The pursuit of clean drinking water and treated sewage: helping refugees in Thailand and residents in Honduras
By Denise Brehm
Civil & Environmental Engineering
Many graduate students in the environmental and water quality engineering track of the Civil and Environmental Engineering M.Eng. program spend IAP in the developing world conducting research that improves systems essential to good health: drinking water and sewage.
This year, students from two of those teams are keeping blogs so that other members of the MIT community can participate in the work vicariously. Katherine (Kat) Vater will report from the Mae La refugee camp in Thailand, and Anne Mikelonis writes from Las Vegas, Honduras.
Clean water for all
Three grad students in the program—Mary Harding, Navid Rahimi and Vater—are working in the Mae La refugee camp in Thailand this month to evaluate and improve the camp’s drinking water distribution system.
One of several refugee camps in Thailand that have existed for more than 20 years on the Thai-Burmese border, Mae La is home to about 20,000 Burmese from the Karen mountain tribe who fled their homeland to avoid violent persecution. Other camps house refugees from the Karenni and Mon peoples. With no rights or recognition outside the camps and facing the possibility of death if they return to Burma/Myanmar, the refugees are wholly dependent on international aid for their subsistence. (Because the U.S. and many other governments do not recognize the name change, the country is often still referred to as Burma or as Burma/Myanmar.)
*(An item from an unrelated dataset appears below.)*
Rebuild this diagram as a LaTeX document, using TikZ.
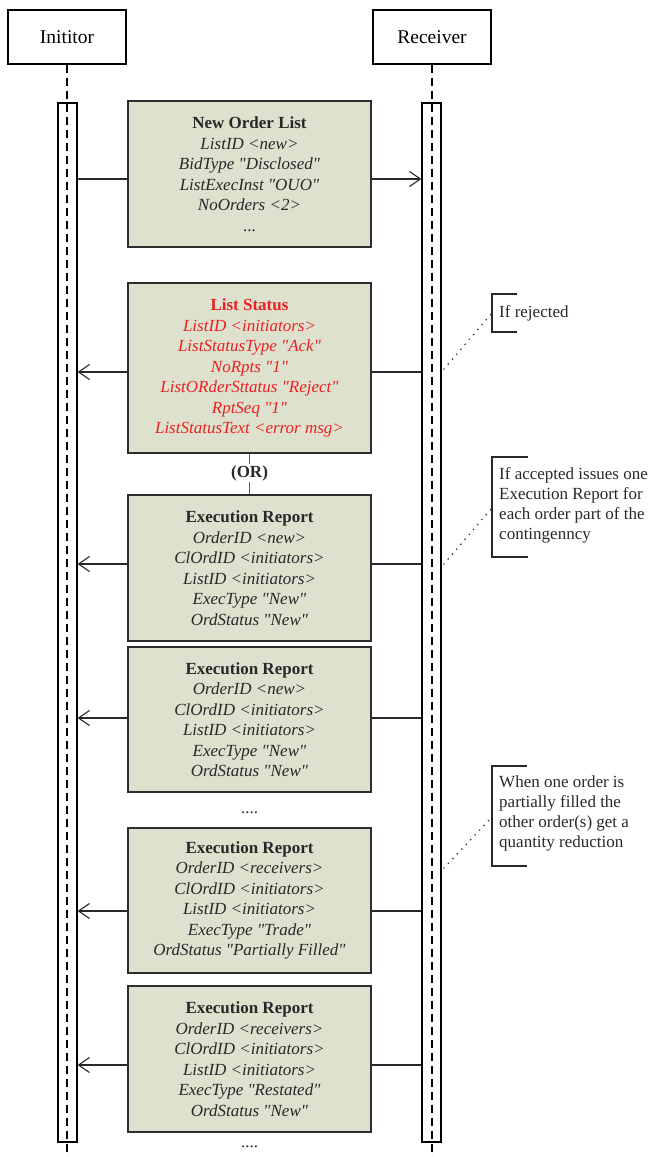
\documentclass[tikz,border=0pt]{standalone}
\usepackage{fontspec}
\setmainfont{Liberation Serif}
\usetikzlibrary{arrows.meta}

\definecolor{boxfill}{RGB}{221,225,205}
\definecolor{boxline}{RGB}{45,45,45}
\definecolor{errred}{RGB}{236,32,32}
\definecolor{txtgray}{RGB}{40,40,40}

% straight double quote glyph, set directly so no input mapping curls it
\newcommand{\sq}{\XeTeXglyph\XeTeXcharglyph"22\relax}
\newcommand{\qv}[1]{\sq#1\sq}

\begin{document}
\begin{tikzpicture}[x=1pt,y=-1pt,
  actor/.style={draw=black, line width=1.1pt, fill=white, minimum width=118pt,
    minimum height=54pt, inner sep=0pt, font=\fontsize{19.5}{23}\selectfont},
  lifeline/.style={line width=1.1pt, dash pattern=on 8pt off 5pt},
  actbar/.style={draw=black, line width=1.1pt, fill=white, minimum width=19pt,
    minimum height=1039pt, inner sep=0pt},
  msgbox/.style={draw=boxline, line width=1.3pt, fill=boxfill, minimum width=243pt,
    align=center, inner sep=0pt, text=txtgray, font=\fontsize{17}{20.5}\selectfont},
  msg/.style={line width=1.1pt, draw=txtgray,
    -{Straight Barb[length=11pt,width=15pt,line width=1.1pt]}},
  orline/.style={line width=1.6pt, draw=black!65},
  ellip/.style={font=\fontsize{17}{20}\selectfont, text=txtgray, inner sep=0pt},
  notetext/.style={align=left, anchor=west, inner sep=0pt, text=txtgray,
    font=\fontsize{17}{20}\selectfont},
  bracket/.style={line width=1.3pt, draw=txtgray},
  dotline/.style={line width=1.9pt, draw=black!75, line cap=round,
    dash pattern=on 0pt off 6.5pt}
]
\useasboundingbox (0,0) rectangle (652,1157);

% participants
\node[actor] (ini) at (67,37) {Inititor};
\node[actor] (rec) at (432,37) {Receiver};
\coordinate (iend) at (67,1157);
\coordinate (rend) at (432,1157);

% activation bars
\node[actbar] (ibar) at (67.5,622.5) {};
\node[actbar] (rbar) at (431.5,622.5) {};

% lifelines drawn over the bars
\draw[lifeline] (ini.south) -- (iend);
\draw[lifeline] (rec.south) -- (rend);

% message heights
\coordinate (m1) at (0,179);
\coordinate (m2) at (0,372);
\coordinate (m3) at (0,564);
\coordinate (m4) at (0,718);
\coordinate (m5) at (0,911);
\coordinate (m6) at (0,1065);

% message lines (boxes are drawn on top of them)
\draw[msg] (ibar.east |- m1) -- (rbar.west |- m1);
\draw[msg] (rbar.west |- m2) -- (ibar.east |- m2);
\draw[msg] (rbar.west |- m3) -- (ibar.east |- m3);
\draw[msg] (rbar.west |- m4) -- (ibar.east |- m4);
\draw[msg] (rbar.west |- m5) -- (ibar.east |- m5);
\draw[msg] (rbar.west |- m6) -- (ibar.east |- m6);

% message boxes
\node[msgbox, minimum height=146pt] (nol) at (249.5,174) {%
  \textbf{New Order List}\\
  \textit{ListID <new>}\\
  \textit{BidType \qv{Disclosed}}\\
  \textit{ListExecInst \qv{OUO}}\\
  \textit{NoOrders <2>}\\
  ...};

\node[msgbox, minimum height=170pt, text=errred] (ls) at (249.5,368) {%
  \textbf{List Status}\\
  \textit{ListID <initiators>}\\
  \textit{ListStatusType \qv{Ack}}\\
  \textit{NoRpts \qv{1}}\\
  \textit{ListORderSttatus \qv{Reject}}\\
  \textit{RptSeq \qv{1}}\\
  \textit{ListStatusText <error msg>}};

\node[msgbox, minimum height=146pt] (er1) at (249.5,568) {%
  \textbf{Execution Report}\\
  \textit{OrderID <new>}\\
  \textit{ClOrdID <initiators>}\\
  \textit{ListID <initiators>}\\
  \textit{ExecType \qv{New}}\\
  \textit{OrdStatus \qv{New}}};

\node[msgbox, minimum height=145pt] (er2) at (249.5,719.5) {%
  \textbf{Execution Report}\\
  \textit{OrderID <new>}\\
  \textit{ClOrdID <initiators>}\\
  \textit{ListID <initiators>}\\
  \textit{ExecType \qv{New}}\\
  \textit{OrdStatus \qv{New}}};

\node[msgbox, minimum height=145pt] (er3) at (249.5,900.5) {%
  \textbf{Execution Report}\\
  \textit{OrderID <receivers>}\\
  \textit{ClOrdID <initiators>}\\
  \textit{ListID <initiators>}\\
  \textit{ExecType \qv{Trade}}\\
  \textit{OrdStatus \qv{Partially Filled}}};

\node[msgbox, minimum height=146pt] (er4) at (249.5,1059) {%
  \textbf{Execution Report}\\
  \textit{OrderID <receivers>}\\
  \textit{ClOrdID <initiators>}\\
  \textit{ListID <initiators>}\\
  \textit{ExecType \qv{Restated}}\\
  \textit{OrdStatus \qv{New}}};

% alternative between reject and accept
\draw[orline] (ls.south) -- (er1.north);
\node[fill=white, inner sep=1.5pt, text=txtgray,
  font=\bfseries\fontsize{17}{20}\selectfont] (or) at (249.5,473) {(OR)};

% continuation marks
\node[ellip] (dots1) at (249.5,813) {....};
\node[ellip] (dots2) at (249.5,1147) {....};

% notes
\node[notetext] (n1) at (499,313) {If rejected};
\draw[bracket] (517,294) -- (492,294) -- (492,332) -- (517,332);
\coordinate (n1a) at (492,313);
\coordinate (n1b) at (444,369);
\draw[dotline] (n1b) -- (n1a);

\node[notetext] (n2) at (499,505) {If accepted issues one\\Execution Report for\\each order part of the\\contingenncy};
\draw[bracket] (528,457) -- (492,457) -- (492,557) -- (528,557);
\coordinate (n2a) at (491,509);
\coordinate (n2b) at (444,564);
\draw[dotline] (n2b) -- (n2a);

\node[notetext] (n3) at (499,813) {When one order is\\partially filled the\\other order(s) get a\\quantity reduction};
\draw[bracket] (527,766) -- (492,766) -- (492,866) -- (527,866);
\coordinate (n3a) at (491,818);
\coordinate (n3b) at (444,868);
\draw[dotline] (n3b) -- (n3a);
\end{tikzpicture}
\end{document}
Drinking water for the residents of Mae La comes primarily from two locations in a nearby river and 13 natural springs. Almost all of this water is chlorinated at storage tanks before being distributed through 152 taps turned on in three-hour periods twice daily when residents fill containers for household use. Refugees also have access to non-drinkable water (contaminated by heavy metals), which is available through 17 borehole wells with hand pumps and 63 rope-pump wells.
Following a persistent cholera outbreak in the camp, tests performed in 2007 on the treated water showed adequate chlorination at the distribution point, but tests on water from these same sources stored in household containers revealed low chlorine levels and prominent bacteria contamination.
The MIT team will focus its efforts on the spring water sources for Mae La, with the goal of improving overall quality through better water treatment processes and possible redesign of the distribution systems. Using the information they gather, Harding, Rahimi and Vater will continue their work at MIT this spring and present their final report to the client, Aide Medicale Internationale (AMI), in May. Each will also write a master’s thesis based on his/her aspect of the research project.
The changes recommend by the team, if implemented by AMI, could greatly benefit the people at Mae La, many of whom have spent their entire lives in the camp. More than 100,000 people live in similar camps, and another 200,000 to 400,000 people are scattered along the border outside the camps.
Recent massive resettlement of refugees in the United States and other countries may have reduced those numbers somewhat, but refugees continue to pour across the Burmese border to escape violence in the country that now calls itself Myanmar. For refugees new to Mae La and for those who choose not to resettle in a foreign land, improved drinking water in the camp will make life a little easier.
A second MIT team—Matt Hodge and Mikelonis—is in the Central American city of Las Vegas, Honduras, this month, evaluating the town’s wastewater treatment facility. Las Vegas is a city of about 17,000 people on Lake Yojoa, which lies just south of San Pedro Sula. As the largest lake in Honduras, Lake Yojoa is one of the country’s most popular tourist destinations and is known worldwide for its fishing and the diversity of birds and plant life living in the surrounding area.
Hodge and Mikelonis will inspect and make recommendations for improving the Las Vegas wastewater treatment facility, which was built in 1992 and has received no significant maintenance in its 15 years of operation. The system, to which about 30 percent of the city’s population is connected, collects wastewater in open culverts that flow to two Imhoff tanks. Suspended solids settle out in the upper portions of the tanks, and the resulting sludge is collected and digested in the lower portions. As the tanks and treatment system have aged and fallen into disrepair, sludge has not been removed, resulting in poor treatment of the wastewater before it is discharged into Raices Creek, which empties into Lake Yojoa. Similar conditions afflict many other wastewater treatment systems throughout Latin America.
The city’s planned expansion of its sewer system should be completed this month. One of the goals of the MIT team is to evaluate the adequacy of the existing tanks to handle the increased loading. Another goal is to assess the advantages of including an additional water treatment, called Chemically Enhanced Primary Treatment (CEPT), to the present system to see if it might be added to the expansion at a later date. CEPT uses metallic salts such as ferric chloride to enhance the removal of solids from the water, which increases the efficiency of treatment, and hence allows greater flow rates.